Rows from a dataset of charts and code

*-*-*

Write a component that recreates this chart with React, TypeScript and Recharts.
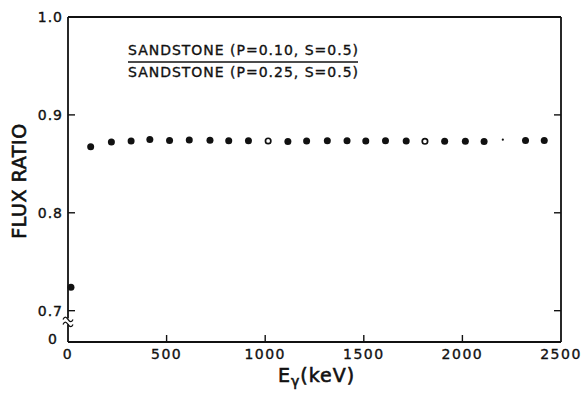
import React from 'react';
import { ScatterChart, Scatter, XAxis, YAxis } from 'recharts';

// Gamma-ray energy (keV) of each computed point
const energyKeV = [
  15, 115, 220, 320, 415, 515, 615, 720, 815, 915, 1015, 1115, 1210,
  1315, 1415, 1510, 1610, 1715, 1810, 1910, 2015, 2110, 2205, 2320, 2415,
];

// Flux ratio: sandstone (P=0.10) over sandstone (P=0.25)
const fluxRatio = [
  0.724, 0.8675, 0.8724, 0.8733, 0.8749, 0.8738, 0.8743, 0.8742, 0.8737,
  0.8735, 0.8734, 0.8729, 0.8733, 0.8737, 0.8735, 0.8734, 0.8735, 0.8734,
  0.873, 0.8731, 0.873, 0.8728, 0.8747, 0.8739, 0.8738,
];

// Points printed as open rings / as a faint speck
const openMarkerEnergies = [1015, 1810];
const faintMarkerEnergies = [2205];

const xTicks = [0, 500, 1000, 1500, 2000, 2500];
const yMajorTicks = [0.7, 0.8, 0.9, 1.0];

// Broken y axis: the bottom of the frame stands for zero
const Y_FLOOR = 0.668;
const BREAK_AT = 0.689;

const W = 584;
const H = 396;
const TICK_LEN = 7;
const INK = '#111';
const FONT = '"DejaVu Sans", sans-serif';

const data = energyKeV.map((e, i) => ({ energy: e, ratio: fluxRatio[i] }));

const near = (a: number, b: number) => Math.abs(a - b) < 1e-6;

// Slight outline so the lettering reads as heavy as pen-drawn labels
const inkText = { fill: INK, stroke: INK, strokeWidth: 0.35 };

const LeftTick = (props: any) => {
  const { x, y, payload } = props;
  const v = payload.value as number;
  if (near(v, BREAK_AT)) {
    return (
      <g>
        <rect x={x - 2} y={y - 3} width={4} height={6} fill="#fff" />
        <path
          d={`M${x - 5},${y - 2} c1.5,-3 3,-3 5,0 s3.5,3 5,0`}
          fill="none"
          stroke={INK}
          strokeWidth={1.3}
        />
        <path
          d={`M${x - 5},${y + 3} c1.5,-3 3,-3 5,0 s3.5,3 5,0`}
          fill="none"
          stroke={INK}
          strokeWidth={1.3}
        />
      </g>
    );
  }
  const isFloor = near(v, Y_FLOOR);
  return (
    <g>
      {!isFloor && v < 0.999 && (
        <line x1={x} x2={x + TICK_LEN} y1={y} y2={y} stroke={INK} strokeWidth={1.4} />
      )}
      <text
        x={isFloor ? x - 10 : x - 5}
        y={isFloor ? y - 3 : y}
        dy="0.36em"
        textAnchor="end"
        fontFamily={FONT}
        fontSize={14}
        letterSpacing={1}
        {...inkText}
      >
        {isFloor ? '0' : v.toFixed(1)}
      </text>
    </g>
  );
};

const RightTick = (props: any) => {
  const { x, y, payload } = props;
  const v = payload.value as number;
  if (v > 0.999) return <g />;
  return <line x1={x} x2={x - TICK_LEN} y1={y} y2={y} stroke={INK} strokeWidth={1.4} />;
};

const BottomTick = (props: any) => {
  const { x, y, payload } = props;
  const v = payload.value as number;
  return (
    <g>
      {v > 0 && v < 2500 && (
        <line x1={x} x2={x} y1={y} y2={y - TICK_LEN} stroke={INK} strokeWidth={1.4} />
      )}
      <text
        x={x}
        y={y + 17}
        textAnchor="middle"
        fontFamily={FONT}
        fontSize={14}
        letterSpacing={1.5}
        {...inkText}
      >
        {String(v)}
      </text>
    </g>
  );
};

const TopTick = (props: any) => {
  const { x, y, payload } = props;
  const v = payload.value as number;
  if (v <= 0 || v >= 2500) return <g />;
  return <line x1={x} x2={x} y1={y} y2={y + TICK_LEN} stroke={INK} strokeWidth={1.4} />;
};

const Marker = (props: any) => {
  const { cx, cy, payload } = props;
  const e = payload.energy as number;
  if (openMarkerEnergies.includes(e)) {
    return <circle cx={cx} cy={cy} r={2.7} fill="#fff" stroke={INK} strokeWidth={1.7} />;
  }
  if (faintMarkerEnergies.includes(e)) {
    return <circle cx={cx} cy={cy} r={1.1} fill={INK} />;
  }
  return <circle cx={cx} cy={cy} r={3.5} fill={INK} />;
};

export default function App() {
  return (
    <div style={{ position: 'absolute', left: 0, top: 0, width: W, height: H, background: '#fff' }}>
      <ScatterChart width={W} height={H} margin={{ top: 11, right: 13, bottom: 24, left: 8 }}>
        <XAxis
          xAxisId="bottom"
          dataKey="energy"
          type="number"
          domain={[0, 2500]}
          ticks={xTicks}
          orientation="bottom"
          height={30}
          tickSize={0}
          tickMargin={0}
          tickLine={false}
          axisLine={{ stroke: INK, strokeWidth: 1.8 }}
          tick={<BottomTick />}
          interval={0}
        />
        <XAxis
          xAxisId="top"
          type="number"
          domain={[0, 2500]}
          ticks={xTicks}
          orientation="top"
          height={6}
          tickSize={0}
          tickMargin={0}
          tickLine={false}
          axisLine={{ stroke: INK, strokeWidth: 1.8 }}
          tick={<TopTick />}
          interval={0}
        />
        <YAxis
          yAxisId="left"
          dataKey="ratio"
          type="number"
          domain={[Y_FLOOR, 1.0]}
          ticks={[Y_FLOOR, BREAK_AT, ...yMajorTicks]}
          allowDataOverflow
          width={60}
          tickSize={0}
          tickMargin={0}
          tickLine={false}
          axisLine={{ stroke: INK, strokeWidth: 1.8 }}
          tick={<LeftTick />}
          interval={0}
        />
        <YAxis
          yAxisId="right"
          orientation="right"
          type="number"
          domain={[Y_FLOOR, 1.0]}
          ticks={yMajorTicks}
          allowDataOverflow
          width={10}
          tickSize={0}
          tickMargin={0}
          tickLine={false}
          axisLine={{ stroke: INK, strokeWidth: 1.8 }}
          tick={<RightTick />}
          interval={0}
        />
        <Scatter
          data={data}
          xAxisId="bottom"
          yAxisId="left"
          shape={<Marker />}
          isAnimationActive={false}
        />
      </ScatterChart>

      <svg
        width={W}
        height={H}
        style={{ position: 'absolute', left: 0, top: 0, pointerEvents: 'none' }}
      >
        <g fontFamily={FONT} fontSize={14} {...inkText}>
          <text x={128} y={55} textLength={230} lengthAdjust="spacing">
            SANDSTONE (P=0.10, S=0.5)
          </text>
          <text x={128} y={77} textLength={230} lengthAdjust="spacing">
            SANDSTONE (P=0.25, S=0.5)
          </text>
        </g>
        <line x1={128} x2={358} y1={62} y2={62} stroke={INK} strokeWidth={1.5} />
        <text
          transform="translate(19,181) rotate(-90)"
          textAnchor="middle"
          dy="0.36em"
          fontFamily={FONT}
          fontSize={19}
          letterSpacing={0.6}
          fill={INK}
          stroke={INK}
          strokeWidth={0.6}
        >
          FLUX RATIO
        </text>
        <text
          x={278}
          y={382}
          fontFamily={FONT}
          fontSize={19}
          letterSpacing={1}
          fill={INK}
          stroke={INK}
          strokeWidth={0.6}
        >
          E
          <tspan fontSize={14} dy={4}>γ</tspan>
          <tspan dy={-4}>(keV)</tspan>
        </text>
      </svg>
    </div>
  );
}
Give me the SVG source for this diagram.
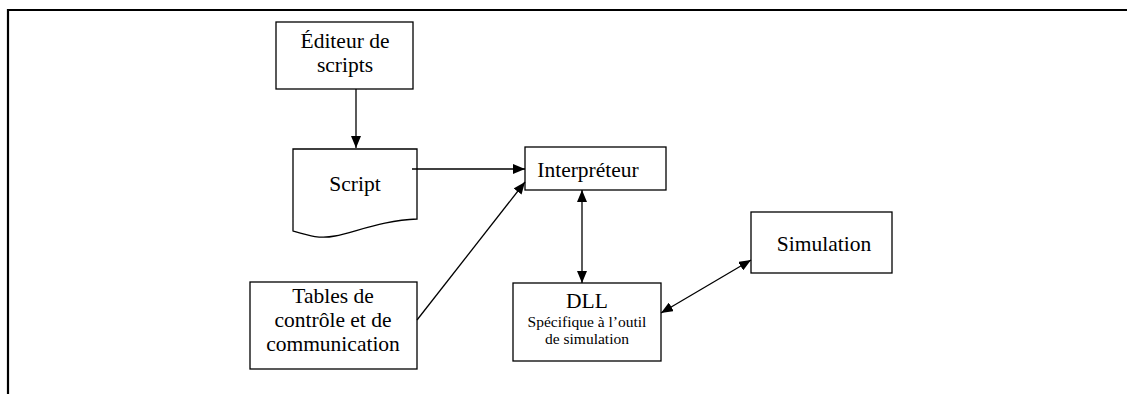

*-*-*

» INSTRUCTIONS FOR THE TASK
Copy the records word for word, leaving no picture in the copy.

» SOLUTION TO THE PROBLEM
Write a component that recreates this chart with React, TypeScript and Recharts.
import React from 'react';
import { ScatterChart, Scatter, XAxis, YAxis } from 'recharts';

// Gamma-ray energy (keV) of each computed point
const energyKeV = [
  15, 115, 220, 320, 415, 515, 615, 720, 815, 915, 1015, 1115, 1210,
  1315, 1415, 1510, 1610, 1715, 1810, 1910, 2015, 2110, 2205, 2320, 2415,
];

// Flux ratio: sandstone (P=0.10) over sandstone (P=0.25)
const fluxRatio = [
  0.724, 0.8675, 0.8724, 0.8733, 0.8749, 0.8738, 0.8743, 0.8742, 0.8737,
  0.8735, 0.8734, 0.8729, 0.8733, 0.8737, 0.8735, 0.8734, 0.8735, 0.8734,
  0.873, 0.8731, 0.873, 0.8728, 0.8747, 0.8739, 0.8738,
];

// Points printed as open rings / as a faint speck
const openMarkerEnergies = [1015, 1810];
const faintMarkerEnergies = [2205];

const xTicks = [0, 500, 1000, 1500, 2000, 2500];
const yMajorTicks = [0.7, 0.8, 0.9, 1.0];

// Broken y axis: the bottom of the frame stands for zero
const Y_FLOOR = 0.668;
const BREAK_AT = 0.689;

const W = 584;
const H = 396;
const TICK_LEN = 7;
const INK = '#111';
const FONT = '"DejaVu Sans", sans-serif';

const data = energyKeV.map((e, i) => ({ energy: e, ratio: fluxRatio[i] }));

const near = (a: number, b: number) => Math.abs(a - b) < 1e-6;

// Slight outline so the lettering reads as heavy as pen-drawn labels
const inkText = { fill: INK, stroke: INK, strokeWidth: 0.35 };

const LeftTick = (props: any) => {
  const { x, y, payload } = props;
  const v = payload.value as number;
  if (near(v, BREAK_AT)) {
    return (
      <g>
        <rect x={x - 2} y={y - 3} width={4} height={6} fill="#fff" />
        <path
          d={`M${x - 5},${y - 2} c1.5,-3 3,-3 5,0 s3.5,3 5,0`}
          fill="none"
          stroke={INK}
          strokeWidth={1.3}
        />
        <path
          d={`M${x - 5},${y + 3} c1.5,-3 3,-3 5,0 s3.5,3 5,0`}
          fill="none"
          stroke={INK}
          strokeWidth={1.3}
        />
      </g>
    );
  }
  const isFloor = near(v, Y_FLOOR);
  return (
    <g>
      {!isFloor && v < 0.999 && (
        <line x1={x} x2={x + TICK_LEN} y1={y} y2={y} stroke={INK} strokeWidth={1.4} />
      )}
      <text
        x={isFloor ? x - 10 : x - 5}
        y={isFloor ? y - 3 : y}
        dy="0.36em"
        textAnchor="end"
        fontFamily={FONT}
        fontSize={14}
        letterSpacing={1}
        {...inkText}
      >
        {isFloor ? '0' : v.toFixed(1)}
      </text>
    </g>
  );
};

const RightTick = (props: any) => {
  const { x, y, payload } = props;
  const v = payload.value as number;
  if (v > 0.999) return <g />;
  return <line x1={x} x2={x - TICK_LEN} y1={y} y2={y} stroke={INK} strokeWidth={1.4} />;
};

const BottomTick = (props: any) => {
  const { x, y, payload } = props;
  const v = payload.value as number;
  return (
    <g>
      {v > 0 && v < 2500 && (
        <line x1={x} x2={x} y1={y} y2={y - TICK_LEN} stroke={INK} strokeWidth={1.4} />
      )}
      <text
        x={x}
        y={y + 17}
        textAnchor="middle"
        fontFamily={FONT}
        fontSize={14}
        letterSpacing={1.5}
        {...inkText}
      >
        {String(v)}
      </text>
    </g>
  );
};

const TopTick = (props: any) => {
  const { x, y, payload } = props;
  const v = payload.value as number;
  if (v <= 0 || v >= 2500) return <g />;
  return <line x1={x} x2={x} y1={y} y2={y + TICK_LEN} stroke={INK} strokeWidth={1.4} />;
};

const Marker = (props: any) => {
  const { cx, cy, payload } = props;
  const e = payload.energy as number;
  if (openMarkerEnergies.includes(e)) {
    return <circle cx={cx} cy={cy} r={2.7} fill="#fff" stroke={INK} strokeWidth={1.7} />;
  }
  if (faintMarkerEnergies.includes(e)) {
    return <circle cx={cx} cy={cy} r={1.1} fill={INK} />;
  }
  return <circle cx={cx} cy={cy} r={3.5} fill={INK} />;
};

export default function App() {
  return (
    <div style={{ position: 'absolute', left: 0, top: 0, width: W, height: H, background: '#fff' }}>
      <ScatterChart width={W} height={H} margin={{ top: 11, right: 13, bottom: 24, left: 8 }}>
        <XAxis
          xAxisId="bottom"
          dataKey="energy"
          type="number"
          domain={[0, 2500]}
          ticks={xTicks}
          orientation="bottom"
          height={30}
          tickSize={0}
          tickMargin={0}
          tickLine={false}
          axisLine={{ stroke: INK, strokeWidth: 1.8 }}
          tick={<BottomTick />}
          interval={0}
        />
        <XAxis
          xAxisId="top"
          type="number"
          domain={[0, 2500]}
          ticks={xTicks}
          orientation="top"
          height={6}
          tickSize={0}
          tickMargin={0}
          tickLine={false}
          axisLine={{ stroke: INK, strokeWidth: 1.8 }}
          tick={<TopTick />}
          interval={0}
        />
        <YAxis
          yAxisId="left"
          dataKey="ratio"
          type="number"
          domain={[Y_FLOOR, 1.0]}
          ticks={[Y_FLOOR, BREAK_AT, ...yMajorTicks]}
          allowDataOverflow
          width={60}
          tickSize={0}
          tickMargin={0}
          tickLine={false}
          axisLine={{ stroke: INK, strokeWidth: 1.8 }}
          tick={<LeftTick />}
          interval={0}
        />
        <YAxis
          yAxisId="right"
          orientation="right"
          type="number"
          domain={[Y_FLOOR, 1.0]}
          ticks={yMajorTicks}
          allowDataOverflow
          width={10}
          tickSize={0}
          tickMargin={0}
          tickLine={false}
          axisLine={{ stroke: INK, strokeWidth: 1.8 }}
          tick={<RightTick />}
          interval={0}
        />
        <Scatter
          data={data}
          xAxisId="bottom"
          yAxisId="left"
          shape={<Marker />}
          isAnimationActive={false}
        />
      </ScatterChart>

      <svg
        width={W}
        height={H}
        style={{ position: 'absolute', left: 0, top: 0, pointerEvents: 'none' }}
      >
        <g fontFamily={FONT} fontSize={14} {...inkText}>
          <text x={128} y={55} textLength={230} lengthAdjust="spacing">
            SANDSTONE (P=0.10, S=0.5)
          </text>
          <text x={128} y={77} textLength={230} lengthAdjust="spacing">
            SANDSTONE (P=0.25, S=0.5)
          </text>
        </g>
        <line x1={128} x2={358} y1={62} y2={62} stroke={INK} strokeWidth={1.5} />
        <text
          transform="translate(19,181) rotate(-90)"
          textAnchor="middle"
          dy="0.36em"
          fontFamily={FONT}
          fontSize={19}
          letterSpacing={0.6}
          fill={INK}
          stroke={INK}
          strokeWidth={0.6}
        >
          FLUX RATIO
        </text>
        <text
          x={278}
          y={382}
          fontFamily={FONT}
          fontSize={19}
          letterSpacing={1}
          fill={INK}
          stroke={INK}
          strokeWidth={0.6}
        >
          E
          <tspan fontSize={14} dy={4}>γ</tspan>
          <tspan dy={-4}>(keV)</tspan>
        </text>
      </svg>
    </div>
  );
}
Give me the SVG source for this diagram.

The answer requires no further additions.